╭─ Material provided
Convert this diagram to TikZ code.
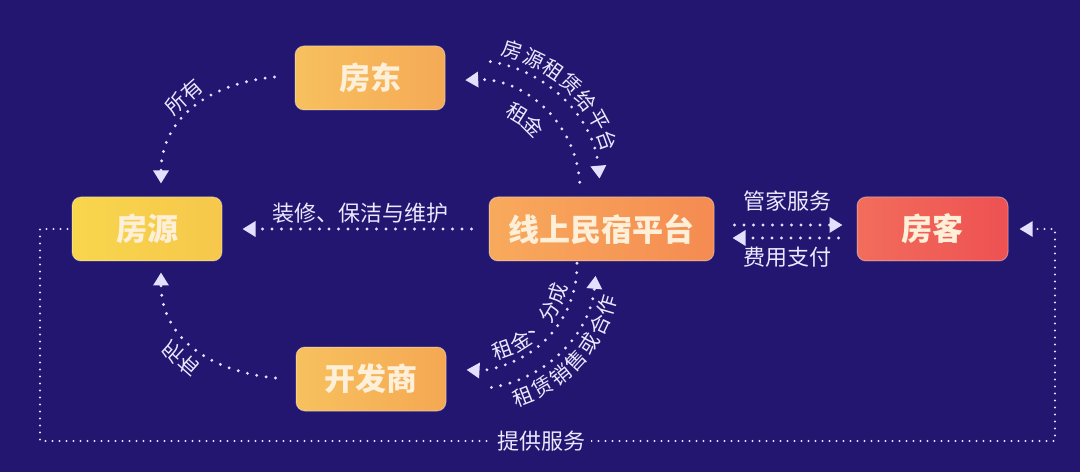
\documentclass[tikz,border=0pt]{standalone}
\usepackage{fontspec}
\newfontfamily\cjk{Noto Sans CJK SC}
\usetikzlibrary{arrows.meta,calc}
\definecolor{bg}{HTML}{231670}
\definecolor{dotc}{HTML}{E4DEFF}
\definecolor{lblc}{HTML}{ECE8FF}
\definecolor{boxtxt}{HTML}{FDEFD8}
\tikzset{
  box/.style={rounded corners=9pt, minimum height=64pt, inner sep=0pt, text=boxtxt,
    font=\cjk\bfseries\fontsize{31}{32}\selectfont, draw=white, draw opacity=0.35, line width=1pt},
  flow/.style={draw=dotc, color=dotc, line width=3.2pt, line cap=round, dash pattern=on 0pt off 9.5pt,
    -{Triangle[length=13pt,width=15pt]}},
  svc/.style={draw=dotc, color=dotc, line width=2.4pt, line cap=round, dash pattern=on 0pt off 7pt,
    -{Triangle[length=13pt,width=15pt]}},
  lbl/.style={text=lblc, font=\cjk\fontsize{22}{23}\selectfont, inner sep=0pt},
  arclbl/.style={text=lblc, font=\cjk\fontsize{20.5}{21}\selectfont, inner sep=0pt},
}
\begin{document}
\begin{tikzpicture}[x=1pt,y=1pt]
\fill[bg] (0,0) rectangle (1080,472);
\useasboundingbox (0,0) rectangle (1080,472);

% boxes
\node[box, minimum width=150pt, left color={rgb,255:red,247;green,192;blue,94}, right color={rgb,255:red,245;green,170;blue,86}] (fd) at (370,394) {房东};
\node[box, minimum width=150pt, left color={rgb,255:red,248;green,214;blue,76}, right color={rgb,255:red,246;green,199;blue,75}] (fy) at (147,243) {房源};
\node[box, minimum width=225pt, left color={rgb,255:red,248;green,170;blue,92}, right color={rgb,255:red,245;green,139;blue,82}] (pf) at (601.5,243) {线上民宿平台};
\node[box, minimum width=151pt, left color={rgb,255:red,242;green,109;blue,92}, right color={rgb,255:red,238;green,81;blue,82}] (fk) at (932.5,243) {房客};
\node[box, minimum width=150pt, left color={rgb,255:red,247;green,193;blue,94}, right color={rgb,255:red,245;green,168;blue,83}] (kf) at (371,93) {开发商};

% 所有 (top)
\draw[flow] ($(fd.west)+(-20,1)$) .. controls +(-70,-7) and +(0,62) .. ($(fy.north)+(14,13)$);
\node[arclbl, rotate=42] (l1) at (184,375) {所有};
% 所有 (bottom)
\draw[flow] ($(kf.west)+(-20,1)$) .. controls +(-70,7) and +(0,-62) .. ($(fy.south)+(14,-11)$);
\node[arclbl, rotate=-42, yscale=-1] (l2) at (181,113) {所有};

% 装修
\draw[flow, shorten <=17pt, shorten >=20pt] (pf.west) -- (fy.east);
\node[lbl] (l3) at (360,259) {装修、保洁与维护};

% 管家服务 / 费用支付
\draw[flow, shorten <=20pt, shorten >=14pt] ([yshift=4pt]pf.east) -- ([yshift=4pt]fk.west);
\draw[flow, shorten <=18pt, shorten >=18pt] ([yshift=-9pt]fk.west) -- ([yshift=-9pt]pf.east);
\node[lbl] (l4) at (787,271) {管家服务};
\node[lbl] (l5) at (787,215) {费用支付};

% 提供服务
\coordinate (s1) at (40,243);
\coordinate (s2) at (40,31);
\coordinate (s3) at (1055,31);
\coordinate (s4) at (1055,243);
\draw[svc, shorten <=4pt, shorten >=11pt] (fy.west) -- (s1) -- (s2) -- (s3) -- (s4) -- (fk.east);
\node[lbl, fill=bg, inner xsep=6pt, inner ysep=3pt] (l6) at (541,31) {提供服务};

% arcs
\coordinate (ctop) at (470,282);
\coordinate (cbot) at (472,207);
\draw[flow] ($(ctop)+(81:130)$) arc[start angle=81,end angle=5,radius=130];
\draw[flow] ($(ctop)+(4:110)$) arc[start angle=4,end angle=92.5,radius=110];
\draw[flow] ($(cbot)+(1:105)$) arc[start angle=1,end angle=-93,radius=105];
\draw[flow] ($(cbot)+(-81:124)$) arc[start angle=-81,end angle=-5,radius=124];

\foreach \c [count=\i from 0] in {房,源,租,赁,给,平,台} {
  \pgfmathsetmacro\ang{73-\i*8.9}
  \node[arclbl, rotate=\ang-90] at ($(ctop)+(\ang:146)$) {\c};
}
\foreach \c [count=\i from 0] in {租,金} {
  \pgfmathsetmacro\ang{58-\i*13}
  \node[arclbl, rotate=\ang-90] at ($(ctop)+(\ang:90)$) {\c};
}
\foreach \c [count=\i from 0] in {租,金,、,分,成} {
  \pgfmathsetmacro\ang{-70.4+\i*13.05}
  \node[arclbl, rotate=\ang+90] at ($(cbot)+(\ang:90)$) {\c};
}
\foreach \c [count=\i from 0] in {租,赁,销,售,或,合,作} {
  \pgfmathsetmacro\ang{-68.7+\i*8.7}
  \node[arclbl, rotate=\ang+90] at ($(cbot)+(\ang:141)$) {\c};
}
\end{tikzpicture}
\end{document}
╰─
§ **Short exercise**:
Give the data again exactly as written, with all pictures left out.

§ **Result**:
Convert this diagram to TikZ code.
\documentclass[tikz,border=0pt]{standalone}
\usepackage{fontspec}
\newfontfamily\cjk{Noto Sans CJK SC}
\usetikzlibrary{arrows.meta,calc}
\definecolor{bg}{HTML}{231670}
\definecolor{dotc}{HTML}{E4DEFF}
\definecolor{lblc}{HTML}{ECE8FF}
\definecolor{boxtxt}{HTML}{FDEFD8}
\tikzset{
  box/.style={rounded corners=9pt, minimum height=64pt, inner sep=0pt, text=boxtxt,
    font=\cjk\bfseries\fontsize{31}{32}\selectfont, draw=white, draw opacity=0.35, line width=1pt},
  flow/.style={draw=dotc, color=dotc, line width=3.2pt, line cap=round, dash pattern=on 0pt off 9.5pt,
    -{Triangle[length=13pt,width=15pt]}},
  svc/.style={draw=dotc, color=dotc, line width=2.4pt, line cap=round, dash pattern=on 0pt off 7pt,
    -{Triangle[length=13pt,width=15pt]}},
  lbl/.style={text=lblc, font=\cjk\fontsize{22}{23}\selectfont, inner sep=0pt},
  arclbl/.style={text=lblc, font=\cjk\fontsize{20.5}{21}\selectfont, inner sep=0pt},
}
\begin{document}
\begin{tikzpicture}[x=1pt,y=1pt]
\fill[bg] (0,0) rectangle (1080,472);
\useasboundingbox (0,0) rectangle (1080,472);

% boxes
\node[box, minimum width=150pt, left color={rgb,255:red,247;green,192;blue,94}, right color={rgb,255:red,245;green,170;blue,86}] (fd) at (370,394) {房东};
\node[box, minimum width=150pt, left color={rgb,255:red,248;green,214;blue,76}, right color={rgb,255:red,246;green,199;blue,75}] (fy) at (147,243) {房源};
\node[box, minimum width=225pt, left color={rgb,255:red,248;green,170;blue,92}, right color={rgb,255:red,245;green,139;blue,82}] (pf) at (601.5,243) {线上民宿平台};
\node[box, minimum width=151pt, left color={rgb,255:red,242;green,109;blue,92}, right color={rgb,255:red,238;green,81;blue,82}] (fk) at (932.5,243) {房客};
\node[box, minimum width=150pt, left color={rgb,255:red,247;green,193;blue,94}, right color={rgb,255:red,245;green,168;blue,83}] (kf) at (371,93) {开发商};

% 所有 (top)
\draw[flow] ($(fd.west)+(-20,1)$) .. controls +(-70,-7) and +(0,62) .. ($(fy.north)+(14,13)$);
\node[arclbl, rotate=42] (l1) at (184,375) {所有};
% 所有 (bottom)
\draw[flow] ($(kf.west)+(-20,1)$) .. controls +(-70,7) and +(0,-62) .. ($(fy.south)+(14,-11)$);
\node[arclbl, rotate=-42, yscale=-1] (l2) at (181,113) {所有};

% 装修
\draw[flow, shorten <=17pt, shorten >=20pt] (pf.west) -- (fy.east);
\node[lbl] (l3) at (360,259) {装修、保洁与维护};

% 管家服务 / 费用支付
\draw[flow, shorten <=20pt, shorten >=14pt] ([yshift=4pt]pf.east) -- ([yshift=4pt]fk.west);
\draw[flow, shorten <=18pt, shorten >=18pt] ([yshift=-9pt]fk.west) -- ([yshift=-9pt]pf.east);
\node[lbl] (l4) at (787,271) {管家服务};
\node[lbl] (l5) at (787,215) {费用支付};

% 提供服务
\coordinate (s1) at (40,243);
\coordinate (s2) at (40,31);
\coordinate (s3) at (1055,31);
\coordinate (s4) at (1055,243);
\draw[svc, shorten <=4pt, shorten >=11pt] (fy.west) -- (s1) -- (s2) -- (s3) -- (s4) -- (fk.east);
\node[lbl, fill=bg, inner xsep=6pt, inner ysep=3pt] (l6) at (541,31) {提供服务};

% arcs
\coordinate (ctop) at (470,282);
\coordinate (cbot) at (472,207);
\draw[flow] ($(ctop)+(81:130)$) arc[start angle=81,end angle=5,radius=130];
\draw[flow] ($(ctop)+(4:110)$) arc[start angle=4,end angle=92.5,radius=110];
\draw[flow] ($(cbot)+(1:105)$) arc[start angle=1,end angle=-93,radius=105];
\draw[flow] ($(cbot)+(-81:124)$) arc[start angle=-81,end angle=-5,radius=124];

\foreach \c [count=\i from 0] in {房,源,租,赁,给,平,台} {
  \pgfmathsetmacro\ang{73-\i*8.9}
  \node[arclbl, rotate=\ang-90] at ($(ctop)+(\ang:146)$) {\c};
}
\foreach \c [count=\i from 0] in {租,金} {
  \pgfmathsetmacro\ang{58-\i*13}
  \node[arclbl, rotate=\ang-90] at ($(ctop)+(\ang:90)$) {\c};
}
\foreach \c [count=\i from 0] in {租,金,、,分,成} {
  \pgfmathsetmacro\ang{-70.4+\i*13.05}
  \node[arclbl, rotate=\ang+90] at ($(cbot)+(\ang:90)$) {\c};
}
\foreach \c [count=\i from 0] in {租,赁,销,售,或,合,作} {
  \pgfmathsetmacro\ang{-68.7+\i*8.7}
  \node[arclbl, rotate=\ang+90] at ($(cbot)+(\ang:141)$) {\c};
}
\end{tikzpicture}
\end{document}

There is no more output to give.